According to the firm, Dimension is “still here”, and will remain available for artists who don’t want to take out a subscription to the Substance 3D Collection on top of an existing Creative Cloud subscription.

Updated 28 June 2021: Adobe principal product manager Jérémie Noguer posted on that Dimension “will not receive any more major update[s] going forward. Stager is where the focus will be”.

Scene layout: physics-aware layout tools and support for parametric models
Workflow in Substance 3D Stager begins by placing 3D models: either from the software’s library of 3D primitives, or assets imported from other DCC applications.

That includes procedural models created in Substance 3D Designer: Stager ships with a sample of parametric models that can be edited inside the software.

For object placement, Stager incorporates the technology from Physics Whiz, Adobe Research’s new physics-aware layout system, previewed at Adobe MAX last year.

It enables 3D objects in the viewport to respond naturally to simple physics properties, falling under gravity or colliding with other objects, rather than the user having to place everything by hand.

Materials: drag and drop materials from other Substance apps or the Substance 3D Asset Library
Users can then drag and drop materials in Substance format onto the models: either stock materials from the Substance 3D Asset Library or custom materials created in Substance 3D Designer.

Materials can be customised by adjusting parameter values inside Stager, or by applying texture maps created in other applications, including Photoshop and Illustrator.

Users can toggle between multiple Illustrator artboards, providing a quick way to try out variant looks.

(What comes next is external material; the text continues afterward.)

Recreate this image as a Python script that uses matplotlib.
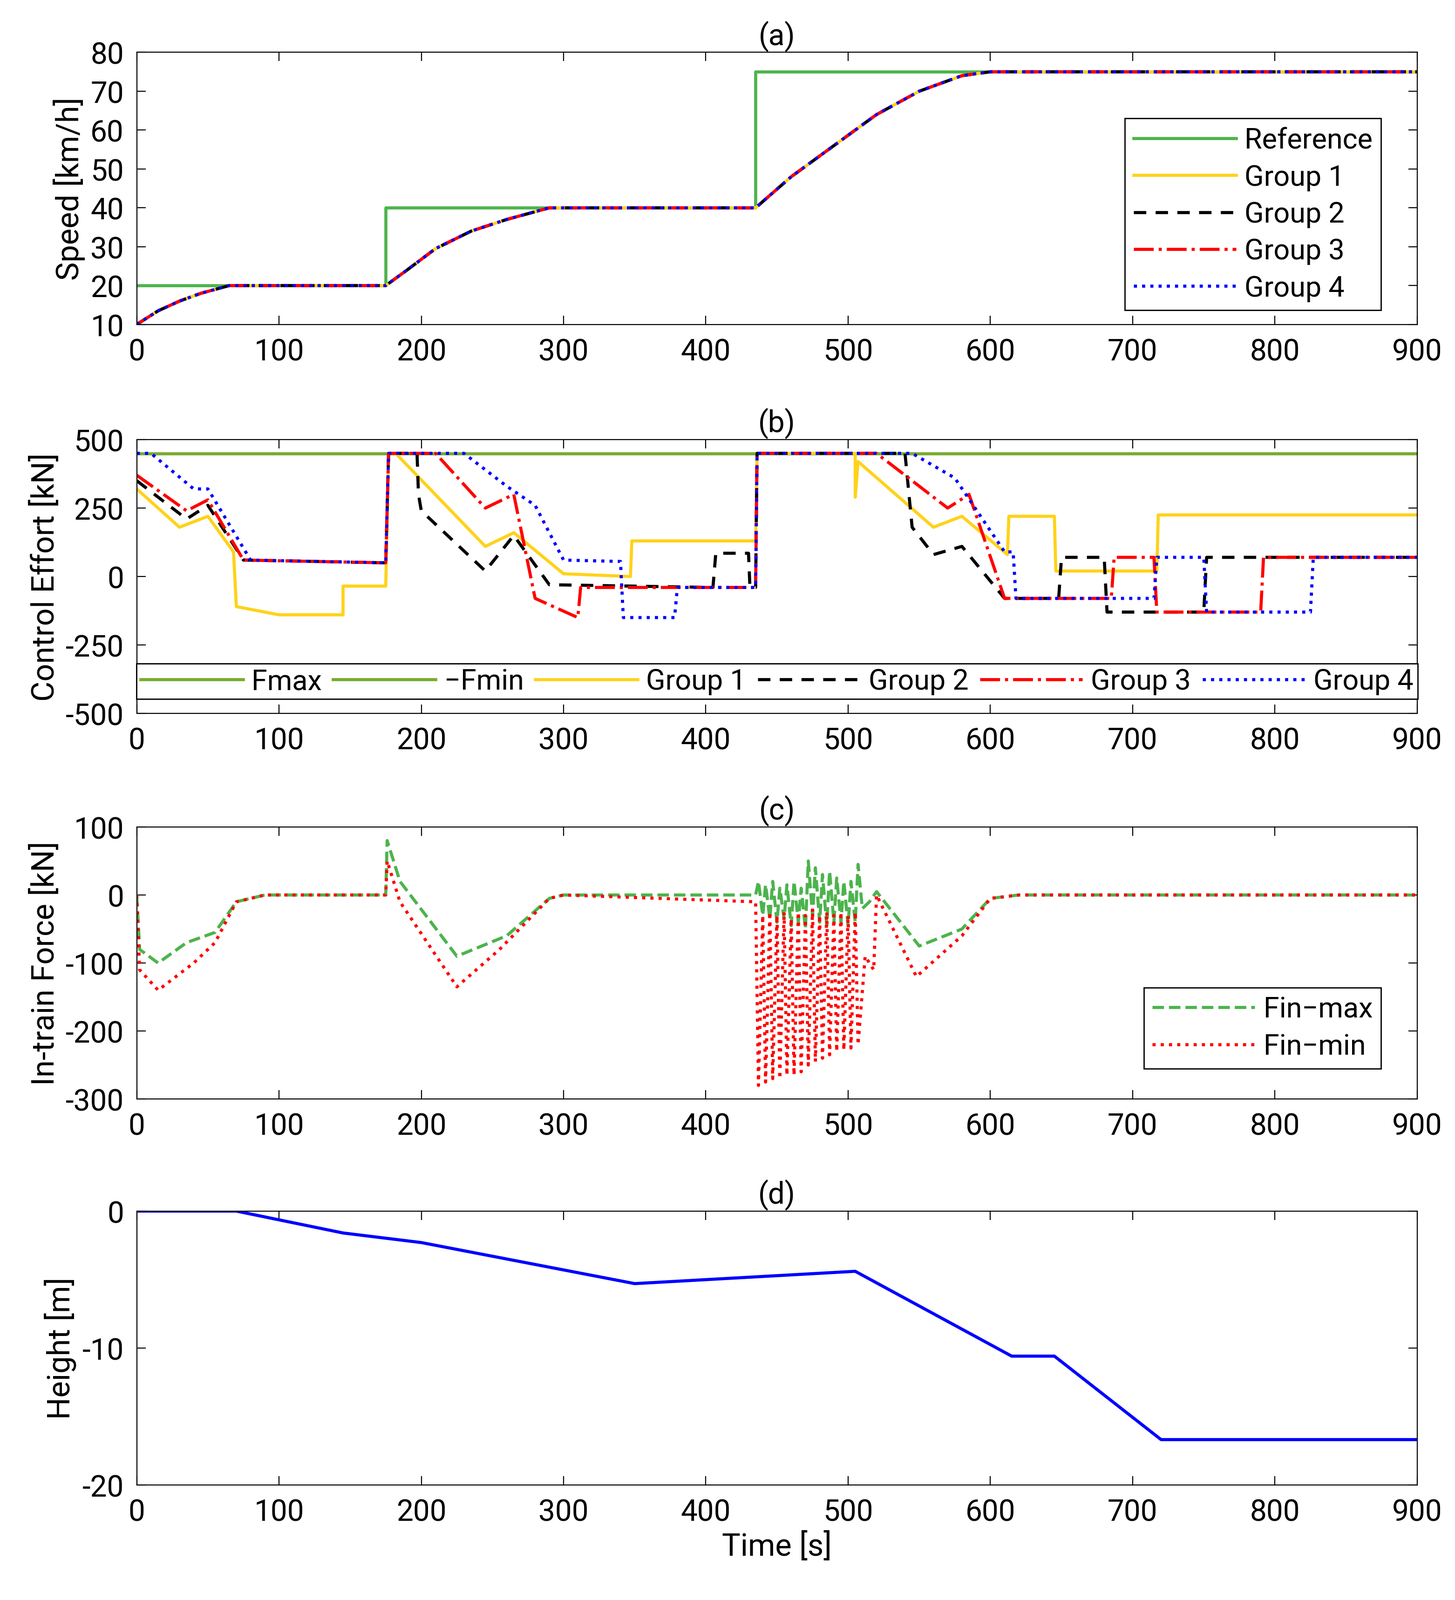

Stager features a streamlined UI and intuitive workflow. Note the readymade ‘environment stage’ mimicking a real-world studio lighting set-up, and the way the render dimensions have been set inside the viewport.

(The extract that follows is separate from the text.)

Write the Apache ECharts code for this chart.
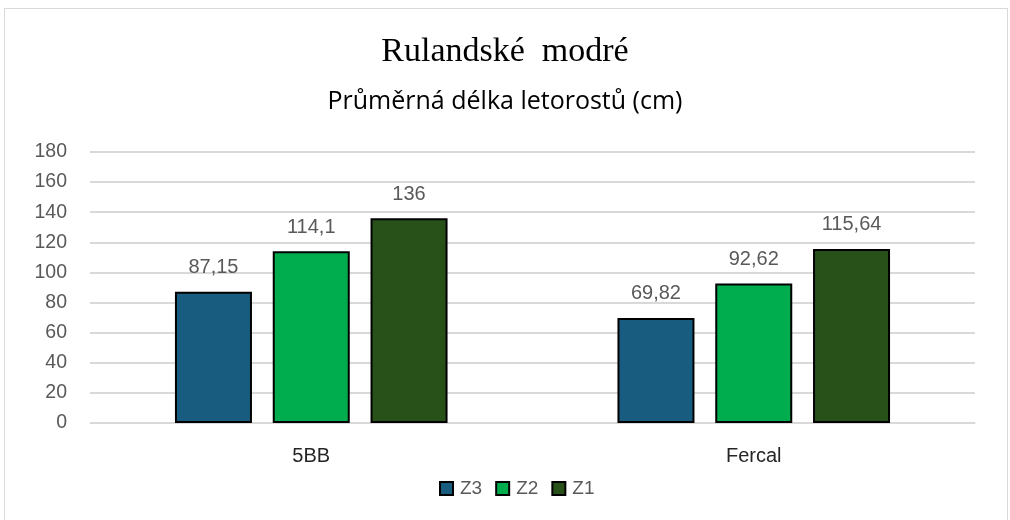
<!DOCTYPE html>
<html>
<head>
<meta charset="utf-8">
<script src="https://cdn.jsdelivr.net/npm/echarts@6/dist/echarts.min.js"></script>
<style>
  html, body { margin: 0; padding: 0; background: #fff; }
  #frame { position: absolute; left: 4px; top: 8px; width: 1004px; height: 520px; border: 1px solid #d9d9d9; box-sizing: border-box; }
  #chart { position: absolute; left: 0; top: 0; width: 1010px; height: 520px; }
</style>
</head>
<body>
<div id="frame"></div>
<div id="chart"></div>
<script>
// categories and series values
const categories = ['5BB', 'Fercal'];
const seriesNames = ['Z3', 'Z2', 'Z1'];
const z3 = [87.15, 69.82];
const z2 = [114.1, 92.62];
const z1 = [136, 115.64];
const colors = ['#185d80', '#00ad4e', '#285119'];

let myChart = echarts.init(document.getElementById('chart'));

// čísla s desetinnou čárkou
function fmt (p) {
  return String(p.value).replace('.', ',');
}

function makeSeries (name, data, color) {
  return {
    name: name,
    type: 'bar',
    data: data,
    barWidth: 77,
    barGap: '27%',
    itemStyle: {
      color: color,
      borderColor: '#000',
      borderWidth: 2
    },
    label: {
      show: true,
      position: 'top',
      distance: 14,
      formatter: fmt,
      color: '#595959',
      fontSize: 20,
      fontFamily: 'Liberation Sans'
    }
  };
}

let option = {
  animation: false,
  title: [{
    text: 'Rulandské  modré',
    left: 'center',
    top: 30,
    textStyle: {
      fontFamily: 'Liberation Serif',
      fontWeight: 'normal',
      fontSize: 34,
      color: '#000'
    }
  }, {
    text: 'Průměrná délka letorostů (cm)',
    left: 'center',
    top: 84,
    textStyle: {
      fontFamily: 'Open Sans',
      fontWeight: 'normal',
      fontSize: 25,
      color: '#000'
    }
  }],
  grid: {
    left: 90,
    right: 35,
    top: 152,
    bottom: 97
  },
  legend: {
    data: seriesNames,
    bottom: 17,
    left: 434,
    itemWidth: 13,
    itemHeight: 13,
    itemGap: 13,
    icon: 'rect',
    itemStyle: { borderColor: '#000', borderWidth: 2 },
    textStyle: {
      color: '#595959',
      fontSize: 19,
      fontFamily: 'Liberation Sans',
      padding: [0, 0, 0, 2]
    }
  },
  xAxis: {
    type: 'category',
    data: categories,
    axisLine: { show: true, lineStyle: { color: '#d9d9d9', width: 1 } },
    axisTick: { show: false },
    axisLabel: {
      margin: 23,
      color: '#262626',
      fontSize: 20,
      fontFamily: 'Liberation Sans'
    }
  },
  yAxis: {
    type: 'value',
    min: 0,
    max: 180,
    interval: 20,
    axisLine: { show: false },
    axisTick: { show: false },
    axisLabel: {
      margin: 23,
      color: '#595959',
      fontSize: 19.5,
      fontFamily: 'Liberation Sans'
    },
    splitLine: {
      show: true,
      lineStyle: { color: '#d9d9d9', width: 2 }
    }
  },
  series: [
    makeSeries(seriesNames[0], z3, colors[0]),
    makeSeries(seriesNames[1], z2, colors[1]),
    makeSeries(seriesNames[2], z1, colors[2])
  ]
};

myChart.setOption(option);
</script>
</body>
</html>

Lighting: AI-based background matching, and readymade 3D studio lighting set-ups
Stager provides both a standard set of 3D lights and support for image-based lighting.

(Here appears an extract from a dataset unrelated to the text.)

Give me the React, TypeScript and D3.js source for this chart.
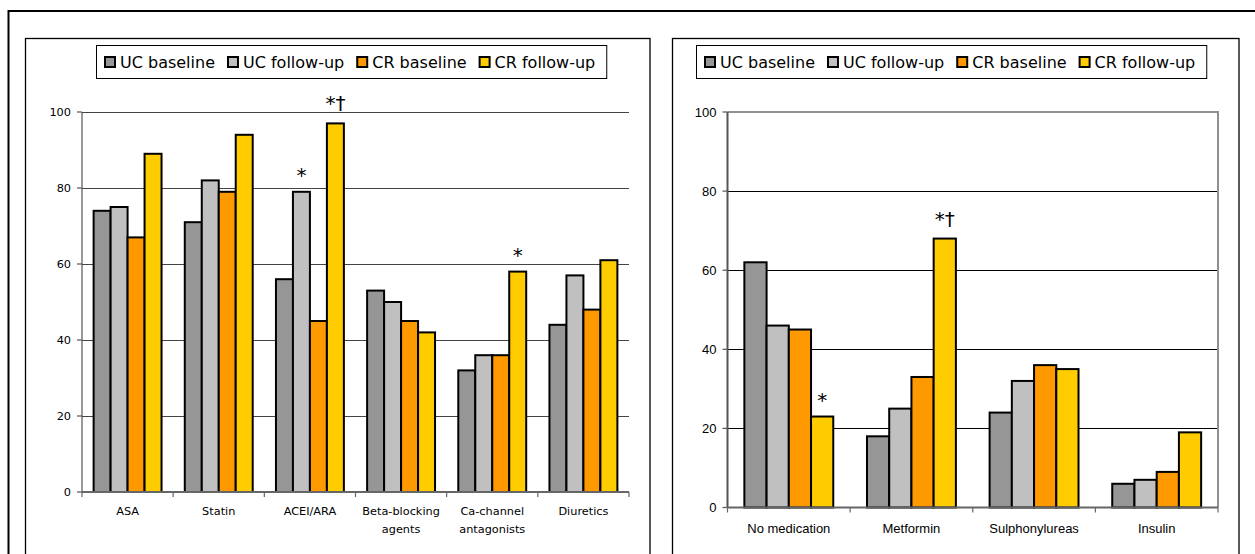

The software also includes the same AI-trained image matching functionality as Dimension, automatically matching the lighting and camera perspective of a shot to that of a background image.

Users can then adjust camera properties like depth of field manually, or via intuitive workflows like clicking in the viewport to set the focal depth for the camera.

Another interesting feature is a set of readymade “environment stages” that replicate real-world lighting set-ups, including actual 3D geometry for backdrops, softboxes and other studio props.

Rendering: new hardware-agostic Vulkan-based CPU/GPU render engine
For rendering, Stager uses Adobe’s Mercury Rendering Engine, a new hybrid CPU and GPU renderer.

It uses the new Vulkan Ray Tracing extensions for GPU ray tracing, and is hardware-agnostic.

Although the initial release only supports Nvidia GPUs – the GeForce GTX 1060 and higher – future versions should work with new AMD cards like the Radeon RX 6000 Series GPUs.

For lower-end hardware, the Mercury Rendering Engine includes a CPU ray tracer identical to the GPU version both in terms of feature set and the final render it generates.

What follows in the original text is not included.